- **Aim**: Could the lines from the start of the data through the line with "BAR_H = 0.096" be set down exactly, with no pictures among them?

- **Recorded information**:
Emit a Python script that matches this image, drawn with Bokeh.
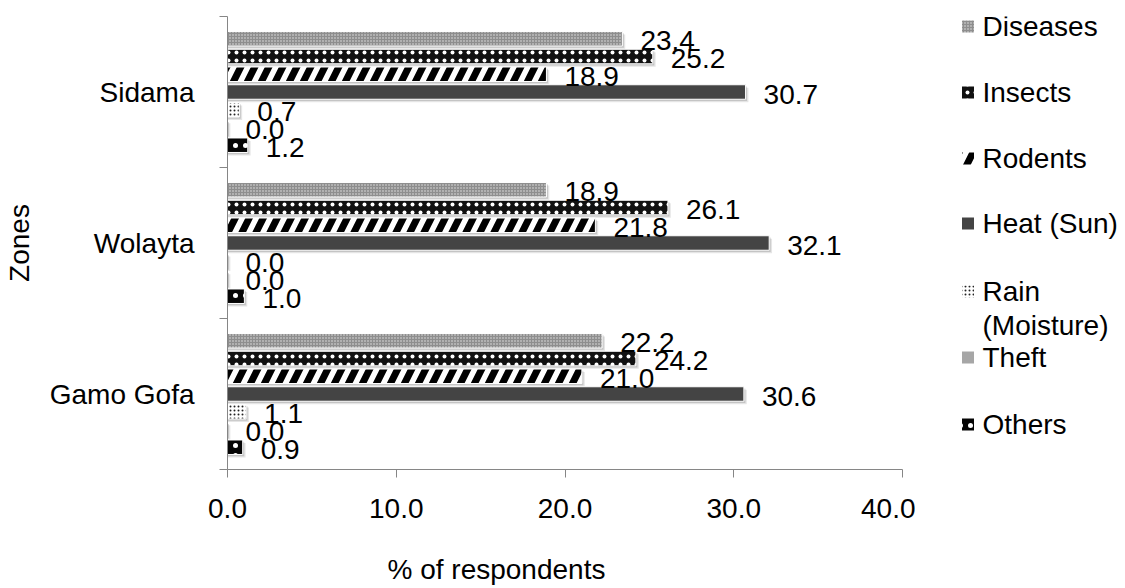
from bokeh.plotting import figure
from bokeh.models import ColumnDataSource, FixedTicker, NumeralTickFormatter, Range1d
from bokeh.transform import dodge
from bokeh.layouts import row, column
from bokeh.core.properties import value
from bokeh.embed import file_html
from bokeh.resources import INLINE

# Zones listed top to bottom
zones = ["Sidama", "Wolayta", "Gamo Gofa"]
causes = ["Diseases", "Insects", "Rodents", "Heat (Sun)", "Rain (Moisture)", "Theft", "Others"]

# % of respondents per cause, in zone order above
diseases = [23.4, 18.9, 22.2]
insects = [25.2, 26.1, 24.2]
rodents = [18.9, 21.8, 21.0]
heat = [30.7, 32.1, 30.6]
rain = [0.7, 0.0, 1.1]
theft = [0.0, 0.0, 0.0]
others = [1.2, 1.0, 0.9]

x_ticks = [0, 10, 20, 30, 40]

series = [diseases, insects, rodents, heat, rain, theft, others]

FONT = "Liberation Sans"
FS = "28px"
AXIS_GREY = "#868686"
SLOT = 0.1175
BAR_H = 0.096

styles = {
    "Diseases": dict(fill_color="#8e8e8e", hatch_pattern="dot", hatch_color="#e6e6e6", hatch_scale=3, hatch_weight=1),
    "Insects": dict(fill_color="#111111", hatch_pattern="dot", hatch_color="white", hatch_scale=8, hatch_weight=4),
    "Rodents": dict(fill_color="white", hatch_pattern="right_diagonal_line", hatch_color="black", hatch_scale=28, hatch_weight=7),
    "Heat (Sun)": dict(fill_color="#444444"),
    "Rain (Moisture)": dict(fill_color="white", hatch_pattern="dot", hatch_color="#222222", hatch_scale=4, hatch_weight=2),
    "Theft": dict(fill_color="#a6a6a6"),
    "Others": dict(fill_color="#050505", hatch_pattern="dot", hatch_color="white", hatch_scale=10, hatch_weight=2.5),
}

n = len(zones)
pos = [n - i - 0.5 for i in range(n)]

TOP_H = 540      # chart + legend strip
FRAME_B = 469    # page y of the plot frame bottom

p = figure(width=915, height=TOP_H, x_range=Range1d(0, 40), y_range=Range1d(0, 3),
           output_backend="svg", toolbar_location=None,
           min_border_left=225, min_border_right=13, min_border_top=16,
           min_border_bottom=TOP_H - FRAME_B)
p.outline_line_color = None
p.xgrid.grid_line_color = None
p.ygrid.grid_line_color = None
p.background_fill_color = "white"
p.border_fill_color = "white"

# x axis
p.xaxis.ticker = FixedTicker(ticks=x_ticks)
p.xaxis.formatter = NumeralTickFormatter(format="0.0")
p.xaxis.axis_line_color = AXIS_GREY
p.xaxis.major_tick_line_color = AXIS_GREY
p.xaxis.major_tick_out = 8
p.xaxis.major_tick_in = 0
p.xaxis.minor_tick_line_color = None
p.xaxis.major_label_text_font = FONT
p.xaxis.major_label_text_font_size = FS
p.xaxis.major_label_text_color = "black"
p.xaxis.major_label_standoff = 21

# y axis: labels at zone centres, ticks at zone boundaries
p.yaxis.ticker = FixedTicker(ticks=pos, minor_ticks=[float(k) for k in range(n + 1)])
p.yaxis.major_label_overrides = {pv: z for pv, z in zip(pos, zones)}
p.yaxis.axis_line_color = AXIS_GREY
p.yaxis.major_tick_out = 0
p.yaxis.major_tick_in = 0
p.yaxis.minor_tick_line_color = AXIS_GREY
p.yaxis.minor_tick_out = 8
p.yaxis.minor_tick_in = 0
p.yaxis.major_label_text_font = FONT
p.yaxis.major_label_text_font_size = FS
p.yaxis.major_label_text_color = "black"
p.yaxis.major_label_standoff = 25
p.yaxis.axis_label = "Zones"
p.yaxis.axis_label_text_font = FONT
p.yaxis.axis_label_text_font_size = FS
p.yaxis.axis_label_text_font_style = "normal"
p.yaxis.axis_label_text_color = "black"
p.yaxis.axis_label_standoff = 12

sources = []
for k, (cause, vals) in enumerate(zip(causes, series)):
    off = (3 - k) * SLOT
    src = ColumnDataSource(dict(pos=pos, value=vals, label=[f"{v:.1f}" for v in vals]))
    sources.append((cause, off, src))

# soft drop shadows
for cause, off, src in sources:
    p.hbar(y=dodge("pos", off - 0.02), left=0, right=dodge("value", 0.17), height=BAR_H,
           fill_color="black", fill_alpha=0.10, line_color=None, source=src)
    p.hbar(y=dodge("pos", off - 0.011), left=0, right=dodge("value", 0.09), height=BAR_H,
           fill_color="black", fill_alpha=0.14, line_color=None, source=src)

# bars
for cause, off, src in sources:
    p.hbar(y=dodge("pos", off), left=0, right="value", height=BAR_H,
           line_color="white", line_width=1, source=src, **styles[cause])

# value labels
for cause, off, src in sources:
    p.text(x="value", y=dodge("pos", off), text="label", x_offset=18, y_offset=2,
           text_align="left", text_baseline="middle", text_font=value(FONT),
           text_font_size=FS, text_color="black", source=src)

# legend panel; its frame lines up with the chart frame, so y is in page pixels
lf = figure(width=210, height=TOP_H, x_range=Range1d(0, 210), y_range=Range1d(FRAME_B, 16),
            output_backend="svg", toolbar_location=None,
            min_border_left=0, min_border_right=0, min_border_top=16,
            min_border_bottom=TOP_H - FRAME_B)
lf.axis.visible = False
lf.xgrid.grid_line_color = None
lf.ygrid.grid_line_color = None
lf.outline_line_color = None

legend_y = [26, 92, 158, 223, 291, 357, 424]
legend_lines = [["Diseases"], ["Insects"], ["Rodents"], ["Heat (Sun)"], ["Rain", "(Moisture)"], ["Theft"], ["Others"]]
for cause, ly, lines in zip(causes, legend_y, legend_lines):
    lf.rect(x=[52.5], y=[ly], width=13, height=13, line_color="white", line_width=1, **styles[cause])
    lf.text(x=[67] * len(lines), y=[ly + 34 * j for j in range(len(lines))], text=lines,
            text_align="left", text_baseline="middle", text_font=value(FONT),
            text_font_size=FS, text_color="black")

# x-axis title strip beneath the chart (x and y in page pixels)
xt = figure(width=915, height=588 - TOP_H, x_range=Range1d(225, 902), y_range=Range1d(588, TOP_H),
            output_backend="svg", toolbar_location=None,
            min_border_left=225, min_border_right=13, min_border_top=0, min_border_bottom=0)
xt.axis.visible = False
xt.xgrid.grid_line_color = None
xt.ygrid.grid_line_color = None
xt.outline_line_color = None
xt.text(x=[387], y=[569], text=["% of respondents"], text_align="left", text_baseline="middle",
        text_font=value(FONT), text_font_size=FS, text_color="black")

layout = column(row(p, lf), xt)
open("out.html", "w").write(file_html(layout, INLINE))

- **Response**:
Emit a Python script that matches this image, drawn with Bokeh.
from bokeh.plotting import figure
from bokeh.models import ColumnDataSource, FixedTicker, NumeralTickFormatter, Range1d
from bokeh.transform import dodge
from bokeh.layouts import row, column
from bokeh.core.properties import value
from bokeh.embed import file_html
from bokeh.resources import INLINE

# Zones listed top to bottom
zones = ["Sidama", "Wolayta", "Gamo Gofa"]
causes = ["Diseases", "Insects", "Rodents", "Heat (Sun)", "Rain (Moisture)", "Theft", "Others"]

# % of respondents per cause, in zone order above
diseases = [23.4, 18.9, 22.2]
insects = [25.2, 26.1, 24.2]
rodents = [18.9, 21.8, 21.0]
heat = [30.7, 32.1, 30.6]
rain = [0.7, 0.0, 1.1]
theft = [0.0, 0.0, 0.0]
others = [1.2, 1.0, 0.9]

x_ticks = [0, 10, 20, 30, 40]

series = [diseases, insects, rodents, heat, rain, theft, others]

FONT = "Liberation Sans"
FS = "28px"
AXIS_GREY = "#868686"
SLOT = 0.1175
BAR_H = 0.096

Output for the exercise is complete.